* **SUPPLIED MATERIAL**

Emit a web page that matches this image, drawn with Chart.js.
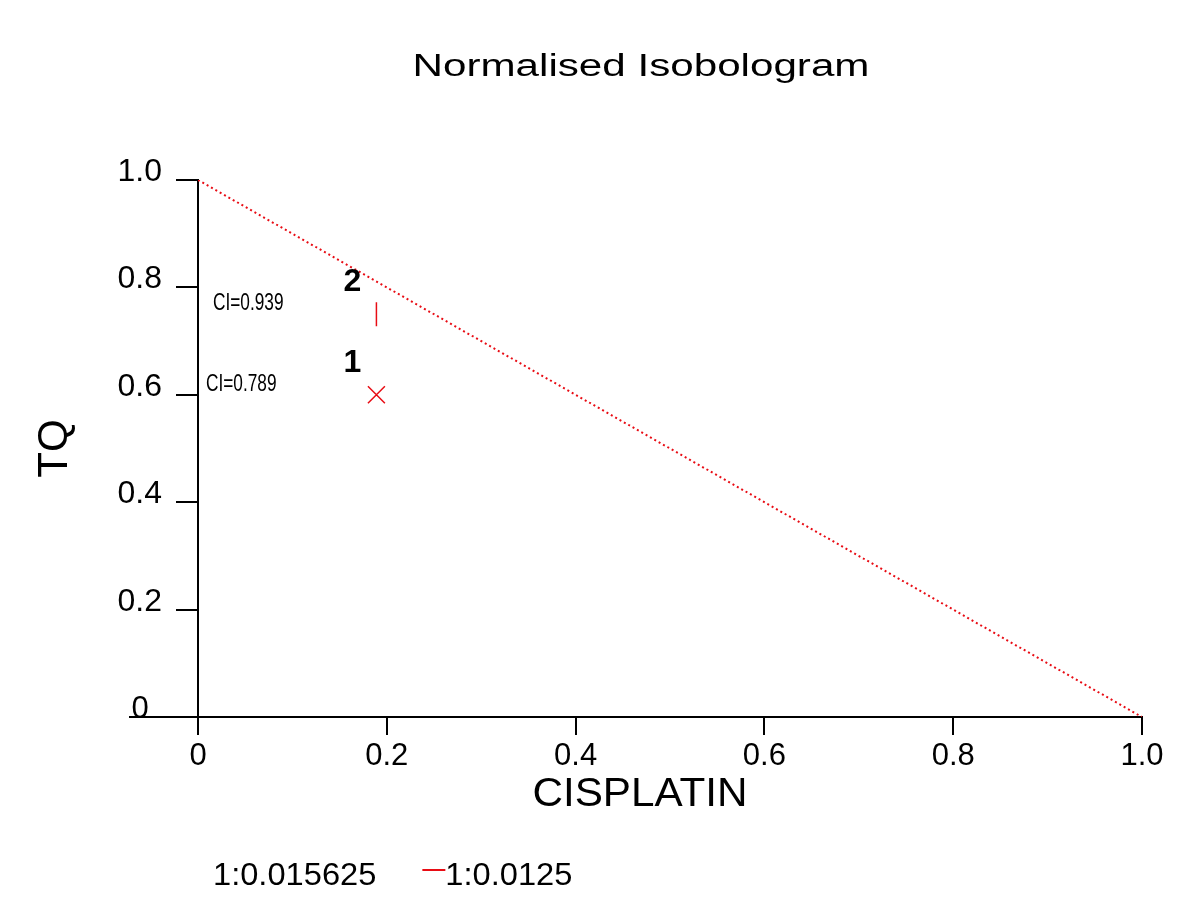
<!DOCTYPE html>
<html lang="en">
<head>
  <meta charset="UTF-8" />
  <title>Normalised Isobologram</title>
  <script src="https://cdn.jsdelivr.net/npm/chart.js"></script>
  <style>
    html, body {
      margin: 0;
      padding: 0;
      background: #fff;
      overflow: hidden;
    }
    canvas {
      display: block;
    }
  </style>
</head>
<body>
  <canvas id="isoChart" width="1200" height="913"></canvas>
  <script>
    // series ratios (legend) and their point ids
    const ratios = ['1:0.015625', '1:0.0125'];
    const pointIds = ['1', '2'];
    // normalised doses
    const cisplatin = [0.189, 0.189];
    const tq = [0.6, 0.75];
    // combination index per point
    const ciValues = [0.789, 0.939];
    // line of additivity
    const additivityX = [0, 1];
    const additivityY = [1, 0];
    const tickValues = [0, 0.2, 0.4, 0.6, 0.8, 1.0];

    const RED = 'rgb(232, 12, 20)';
    const SANS = 'Arial, "Liberation Sans", sans-serif';
    const tickLabel = v => v === 0 ? '0' : v.toFixed(1);

    // text with optional horizontal stretch (the original uses a wide bitmap font)
    function stretchText(ctx, str, x, y, font, sx, align) {
      ctx.save();
      ctx.font = font;
      ctx.fillStyle = '#000';
      ctx.textAlign = align || 'left';
      ctx.textBaseline = 'alphabetic';
      ctx.translate(x, y);
      ctx.scale(sx, 1);
      ctx.fillText(str, 0, 0);
      ctx.restore();
    }

    const decorations = {
      id: 'decorations',
      afterDraw(chart) {
        const ctx = chart.ctx;
        const area = chart.chartArea;
        const ys = chart.scales.y;
        const y0 = ys.getPixelForValue(0);

        // x axis line runs a bit past the y axis on the left
        ctx.save();
        ctx.strokeStyle = '#000';
        ctx.lineWidth = 2;
        ctx.beginPath();
        ctx.moveTo(area.left - 69, y0);
        ctx.lineTo(area.left, y0);
        ctx.stroke();
        ctx.restore();

        // y tick labels sit on top of their tick marks
        tickValues.forEach(v => {
          const py = ys.getPixelForValue(v) + 1;
          if (v === 0) {
            stretchText(ctx, tickLabel(v), area.left - 58, py, '31px ' + SANS, 1, 'center');
          } else {
            stretchText(ctx, tickLabel(v), area.left - 36, py, '31px ' + SANS, 1.03, 'right');
          }
        });

        // title and axis titles
        stretchText(ctx, 'Normalised Isobologram', (area.left + area.right) / 2 - 29, 76,
          '31px ' + SANS, 1.36, 'center');
        stretchText(ctx, 'CISPLATIN', (area.left + area.right) / 2 - 30, 806,
          '41px ' + SANS, 1.03, 'center');
        ctx.save();
        ctx.translate(67, (area.top + area.bottom) / 2);
        ctx.rotate(-Math.PI / 2);
        stretchText(ctx, 'TQ', 0, 0, '42px ' + SANS, 1, 'center');
        ctx.restore();

        // point ids and CI labels
        const ciOffsets = [8, 15];
        pointIds.forEach((id, i) => {
          const pt = chart.getDatasetMeta(i + 1).data[0];
          stretchText(ctx, id, pt.x - 24, pt.y - 23, 'bold 32px ' + SANS, 1, 'center');
          stretchText(ctx, 'CI=' + ciValues[i].toFixed(3), area.left + ciOffsets[i], pt.y - 4,
            '23px ' + SANS, 0.75, 'left');
        });

        // legend
        const legFont = '32px ' + SANS;
        const legY = 885;
        let lx = 213;
        ratios.forEach((r, i) => {
          if (i > 0) {
            ctx.save();
            ctx.strokeStyle = RED;
            ctx.lineWidth = 2;
            ctx.beginPath();
            ctx.moveTo(lx, legY - 15);
            ctx.lineTo(lx + 23, legY - 15);
            ctx.stroke();
            ctx.restore();
            lx += 23;
          }
          stretchText(ctx, r, lx, legY, legFont, 1.02, 'left');
          ctx.save();
          ctx.font = legFont;
          lx += ctx.measureText(r).width * 1.02 + 46;
          ctx.restore();
        });
      }
    };

    const axisOpts = {
      type: 'linear',
      min: 0,
      max: 1,
      border: { display: true, color: '#000', width: 2 },
      grid: { drawOnChartArea: false, drawTicks: true, color: '#000', lineWidth: 2 },
      afterBuildTicks: s => { s.ticks = tickValues.map(v => ({ value: v })); }
    };

    new Chart(document.getElementById('isoChart'), {
      type: 'scatter',
      data: {
        datasets: [
          {
            label: 'additivity',
            data: additivityX.map((x, i) => ({ x: x, y: additivityY[i] })),
            showLine: true,
            borderColor: RED,
            borderWidth: 2,
            borderDash: [2, 3],
            pointRadius: 0
          },
          {
            label: ratios[0],
            data: [{ x: cisplatin[0], y: tq[0] }],
            pointStyle: 'crossRot',
            pointRadius: 12,
            borderColor: RED,
            borderWidth: 1.5
          },
          {
            label: ratios[1],
            data: [{ x: cisplatin[1], y: tq[1] }],
            pointStyle: 'line',
            rotation: 90,
            pointRadius: 12,
            borderColor: RED,
            borderWidth: 1.5
          }
        ]
      },
      options: {
        responsive: false,
        animation: false,
        layout: { padding: { left: 100, right: 58, top: 180, bottom: 136 } },
        plugins: { legend: { display: false }, tooltip: { enabled: false } },
        scales: {
          x: Object.assign({}, axisOpts, {
            grid: Object.assign({}, axisOpts.grid, { tickLength: 18 }),
            ticks: { color: '#000', font: { family: SANS, size: 31 }, padding: 3,
              maxRotation: 0, autoSkip: false, callback: tickLabel },
            afterFit: s => { s.height = 60; }
          }),
          y: Object.assign({}, axisOpts, {
            grid: Object.assign({}, axisOpts.grid, { tickLength: 22 }),
            ticks: { display: false },
            afterFit: s => { s.width = 98; }
          })
        }
      },
      plugins: [decorations]
    });
  </script>
</body>
</html>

* **DESCRIPTION OF THE TASK**
Find the lines containing "with" and list every one of them.

* **CORRECT RESULT**
Emit a web page that matches this image, drawn with Chart.js.
    // text with optional horizontal stretch (the original uses a wide bitmap font)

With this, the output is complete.